After studying politics at Glasgow University, Lawrence Donegan made the transition from bass player touring the world in two important and somewhat influential rock bands in the 1980s to successful author in the '90s and beyond. Born in Scotland on July 13, 1961, Donegan speaks about his entry into the Bluebells in chapter two of his third novel, California Dreaming: A Smooth-Running, Low-Mileage, Best-Priced American Adventure, published by the Atria Books division of Simon and Schuster in August of 2002.
As an example of his dry humor and personal mission to blend/document his past with his present, the author notes that The Rolling Stone Illustrated History of Rock & Roll failed to record what he calls "our first (and last) North American tour," with the Scottish power pop group the Bluebells garnering an American deal when flamboyant record exec Seymour Stein (affectionately called their "sugar daddy" here) saw the band at a North London polytechnic. They signed with Sire and landed in the U.S.A. at JFK airport on December 2, 1983, the week before their new labelmate, Madonna, would hit the Top 20 with her first hit, "Holiday."
Donegan calls the tour the "happiest three weeks of my life," falling in love with America from landing in New York on the above-referenced day to his departure on Christmas Eve. The record-label president, the writer reminisces, thought he was "useless" and the Bluebells hired Neil Baldwin, though the original bassist is credited on the five-song Sire EP from 1983, which includes their 1982 indie single, "Cath," as does a Polygram UK 1998 CD, Singles Collection. Brilliantly stashing the time line of his past over the pages of his various books, though hardly in chronological order, Pocket Books/Simon & Schuster's release of his second tome, No News at Throat Lake, in 2000 picks up where his book from 2002 leaves off, chronicling and naming a chapter after "Lost Weekend," the number by Lloyd Cole & the Commotions which Donegan wrote the music to. It's a charming interplay at what he calls an Irish-theme bar in Letterkenny where some band is performing the song the bassist claims he nicked from Iggy Pop's "The Passenger," telling his friend Joseph that he wrote the tune in his bedroom in July of 1985 and that it went to number 17 in November of 1986.

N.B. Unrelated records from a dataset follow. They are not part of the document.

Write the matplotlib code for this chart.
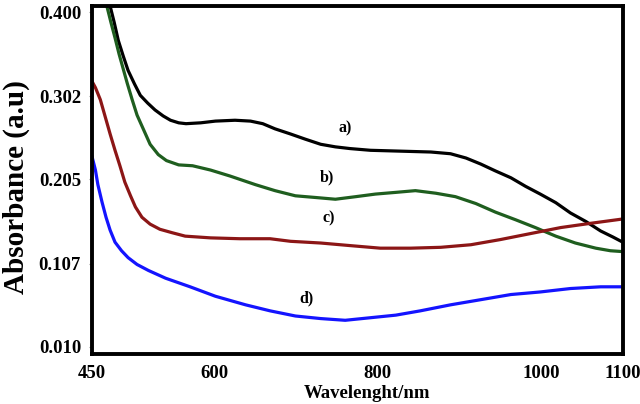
import matplotlib
matplotlib.use("Agg")
from matplotlib import pyplot as plt

# curve a) black
wl_a = [472, 477, 482, 488, 494, 502, 509, 518, 527, 537, 546, 556, 565, 583, 601, 625, 644, 659, 674, 693,
        711, 730, 748, 766, 791, 828, 865, 889, 908, 926, 944, 963, 981, 999, 1018, 1036, 1055, 1073, 1088, 1100]
abs_a = [0.407, 0.388, 0.367, 0.349, 0.332, 0.316, 0.303, 0.294, 0.286, 0.279, 0.274, 0.271, 0.270, 0.271, 0.273,
         0.274, 0.273, 0.270, 0.264, 0.258, 0.252, 0.246, 0.243, 0.241, 0.239, 0.238, 0.237, 0.235, 0.230, 0.223,
         0.215, 0.207, 0.197, 0.188, 0.178, 0.166, 0.156, 0.145, 0.138, 0.132]

# curve b) green
wl_b = [468, 473, 478, 483, 488, 493, 499, 505, 513, 521, 531, 541, 556, 573, 595, 619, 650, 674, 699, 724,
        748, 773, 797, 822, 846, 871, 895, 920, 944, 969, 993, 1018, 1042, 1067, 1085, 1100]
abs_b = [0.407, 0.388, 0.370, 0.351, 0.334, 0.317, 0.298, 0.280, 0.263, 0.246, 0.234, 0.227, 0.222, 0.221, 0.216,
         0.209, 0.199, 0.192, 0.186, 0.184, 0.182, 0.185, 0.188, 0.190, 0.192, 0.189, 0.185, 0.177, 0.167, 0.158,
         0.149, 0.139, 0.131, 0.125, 0.122, 0.121]

# curve c) red
wl_c = [450, 454, 460, 466, 472, 478, 484, 490, 497, 503, 511, 521, 533, 548, 564, 595, 631, 668, 693, 730,
        766, 803, 840, 877, 914, 950, 987, 1024, 1061, 1100]
abs_c = [0.319, 0.312, 0.298, 0.278, 0.258, 0.239, 0.221, 0.202, 0.186, 0.173, 0.161, 0.153, 0.147, 0.143, 0.139,
         0.137, 0.136, 0.136, 0.133, 0.131, 0.128, 0.125, 0.125, 0.126, 0.129, 0.135, 0.142, 0.149, 0.154, 0.159]

# curve d) blue
wl_d = [450, 454, 457, 462, 467, 472, 478, 486, 494, 505, 519, 540, 570, 601, 638, 668, 699, 730, 760, 791,
        822, 852, 889, 926, 963, 999, 1036, 1073, 1100]
abs_d = [0.231, 0.216, 0.199, 0.179, 0.161, 0.146, 0.132, 0.122, 0.114, 0.106, 0.099, 0.090, 0.080, 0.069, 0.059,
         0.052, 0.046, 0.043, 0.041, 0.044, 0.047, 0.052, 0.059, 0.065, 0.071, 0.074, 0.078, 0.080, 0.080]

xticks = [450, 600, 800, 1000, 1100]
yticks = [0.010, 0.107, 0.205, 0.302, 0.400]

font = "Liberation Serif"

fig = plt.figure(figsize=(6.4, 4.04), dpi=100)
ax = fig.add_axes([0.144, 0.124, 0.829, 0.861])

ax.plot(wl_a, abs_a, color="black", lw=2.3)
ax.plot(wl_b, abs_b, color="#1f5e1f", lw=2.3)
ax.plot(wl_c, abs_c, color="#8c1616", lw=2.3)
ax.plot(wl_d, abs_d, color="#1414ff", lw=2.3)

# curve labels
ax.text(760, 0.265, "a)", fontfamily=font, fontweight="bold", fontsize=11.5, ha="center", va="center")
ax.text(738, 0.207, "b)", fontfamily=font, fontweight="bold", fontsize=11.5, ha="center", va="center")
ax.text(740, 0.160, "c)", fontfamily=font, fontweight="bold", fontsize=11.5, ha="center", va="center")
ax.text(713, 0.067, "d)", fontfamily=font, fontweight="bold", fontsize=11.5, ha="center", va="center")

ax.set_xlim(450, 1100)
ax.set_ylim(0.00185, 0.407)
ax.set_xticks(xticks)
ax.set_xticklabels([str(t) for t in xticks])
ax.set_yticks(yticks)
ax.set_yticklabels(["%.3f" % t for t in yticks])

for lab in ax.get_xticklabels() + ax.get_yticklabels():
    lab.set_fontfamily(font)
    lab.set_fontweight("bold")
    lab.set_fontsize(13.5)

ax.tick_params(axis="x", length=0, pad=8)
ax.tick_params(axis="y", length=2, color="#999999", pad=6)

for s in ax.spines.values():
    s.set_linewidth(2.8)
    s.set_color("black")

ax.set_ylabel("Absorbance (a.u)", fontfamily=font, fontweight="bold", fontsize=21)
ax.yaxis.set_label_coords(-0.118, 0.48)
ax.set_xlabel("Wavelenght/nm", fontfamily=font, fontweight="bold", fontsize=13.5)
ax.xaxis.set_label_coords(0.518, -0.088)

fig.savefig("out.png", dpi=100)
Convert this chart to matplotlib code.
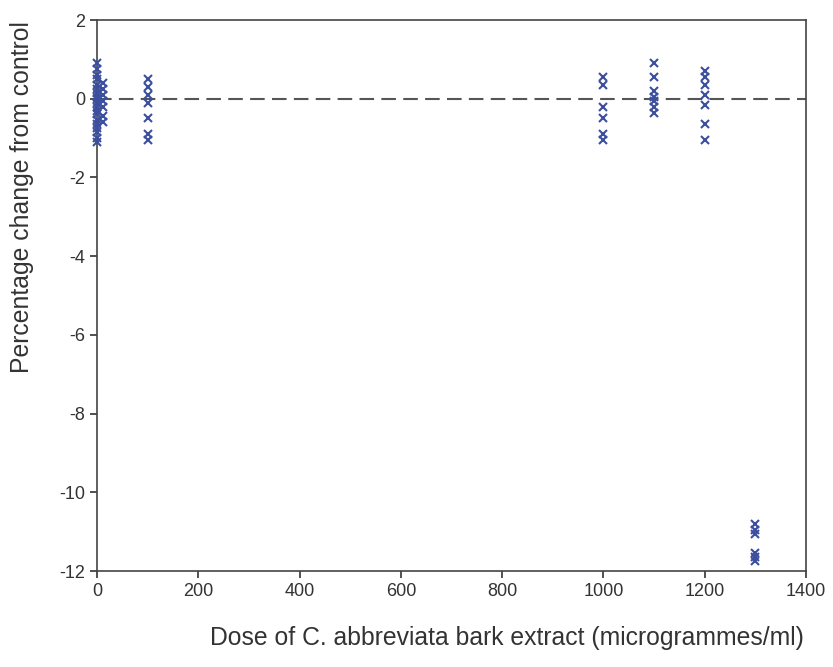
import numpy as np
import matplotlib.pyplot as plt

plt.rcParams['font.family'] = ['Liberation Sans', 'DejaVu Sans']
plt.rcParams['axes.unicode_minus'] = False

# dose (microgrammes/ml) and percentage change readings
dose_0 = [0.9, 0.75, 0.6, 0.5, 0.35, 0.25, 0.15, 0.05, 0.0, -0.1, -0.2,
          -0.3, -0.4, -0.55, -0.65, -0.75, -0.85, -1.0, -1.1]
dose_12 = [0.4, 0.25, 0.1, -0.05, -0.2, -0.45, -0.6]
dose_100 = [0.5, 0.3, 0.1, -0.1, -0.5, -0.9, -1.05]
dose_1000 = [0.55, 0.35, -0.2, -0.5, -0.9, -1.05]
dose_1100 = [0.9, 0.55, 0.2, 0.05, -0.05, -0.2, -0.35]
dose_1200 = [0.7, 0.55, 0.35, 0.1, -0.15, -0.65, -1.05]
dose_1300 = [-10.8, -10.95, -11.05, -11.55, -11.65, -11.75]

groups = {0: dose_0, 12: dose_12, 100: dose_100, 1000: dose_1000,
          1100: dose_1100, 1200: dose_1200, 1300: dose_1300}

fig = plt.figure(figsize=(8.33, 6.67), dpi=100)
ax = fig.add_axes([0.1164, 0.1439, 0.8512, 0.8261])

ax.plot([0, 1400], [0, 0], linestyle=(0, (7, 3.5)), color='#555555', linewidth=1.5, zorder=1)

for d, vals in groups.items():
    ax.plot([d] * len(vals), vals, linestyle='none', marker='x', markersize=6,
            markeredgewidth=1.5, color='#3b4f9e', clip_on=False, zorder=3)

ax.set_xlim(0, 1400)
ax.set_ylim(-12, 2)
ax.set_xticks(np.arange(0, 1401, 200))
ax.set_yticks(np.arange(-12, 3, 2))
ax.tick_params(labelsize=13, colors='#333333', length=5, width=1.2)
for s in ax.spines.values():
    s.set_color('#444444')
    s.set_linewidth(1.2)

fig.text(0.609, 0.043, 'Dose of C. abbreviata bark extract (microgrammes/ml)',
         ha='center', va='center', fontsize=17.8, color='#333333')
fig.text(0.026, 0.704, 'Percentage change from control', rotation=90,
         ha='center', va='center', fontsize=17.8, color='#333333')

fig.savefig('out.png', dpi=100)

The group who was nominated in Dublin by the Irish Pop Music Industry Awards for their Best International Group category (losing to R.E.M.) disbanded when Cole went solo after releasing three discs: Rattlesnakes in 1984 and Easy Pieces in 1985, with 1987's swan song, Mainstream, concluding that phase of his career. Donegan joined London's The Guardian newspaper as a journalist after his stint in the two bands.
This writer first met the author in Boston at a taping for Visual Radio-Television during a book tour in April of 2000 for No News at Throat Lake. Donegan also spoke on "The Pop Explosion" radio program in June of 2001, telling about how he was doing the groundwork -- literally -- for the story about a car dealership in California. His first book, Four-Iron in the Soul, was published by Penguin Books, retitled Maybe It Should Have Been a Three Iron: My Year as a Caddy for the World's 438th Best Golfer; St. Martins/Griffin Trade Paperbacks released the second edition in June of 1999. It was cited as the Best Book of the Year by the U.S. Golf association. Considered a "combination travelogue and sports book," it's about "days and endless nights on the 1996 European (golf) tour" with Scottish golfer Ross Drummond. A totally charming fellow, Donegan's humor in the books is offset by his somewhat serious essays for various publications, which a search on the Internet uncover. Articles ranging from sports to politics are more to-the-point than the cerebral novels, though he still gets to have some fun when taking on George W. Bush in The Guardian. It's a bit more informative than the cringe-evoking parody of Elton John's "Candle in the Wind," which starts off, "Good-bye Princess Di," and plummets to the depths from there. The Tirconaill Tribune, which originally published the poem (to be read, the instructions noted, while holding a candle in the wind), garnered the most complaints in the paper's history by tempting fate with it, and the author reprints that "epic" in his No News at Throat Lake. From pop bassist to reporter to author, Donegan's past and future exploits will no doubt find their way to print perpetually in a Quantum Leap-style fashion. Be they in books or magazine articles, it's a style that is becoming his trademark.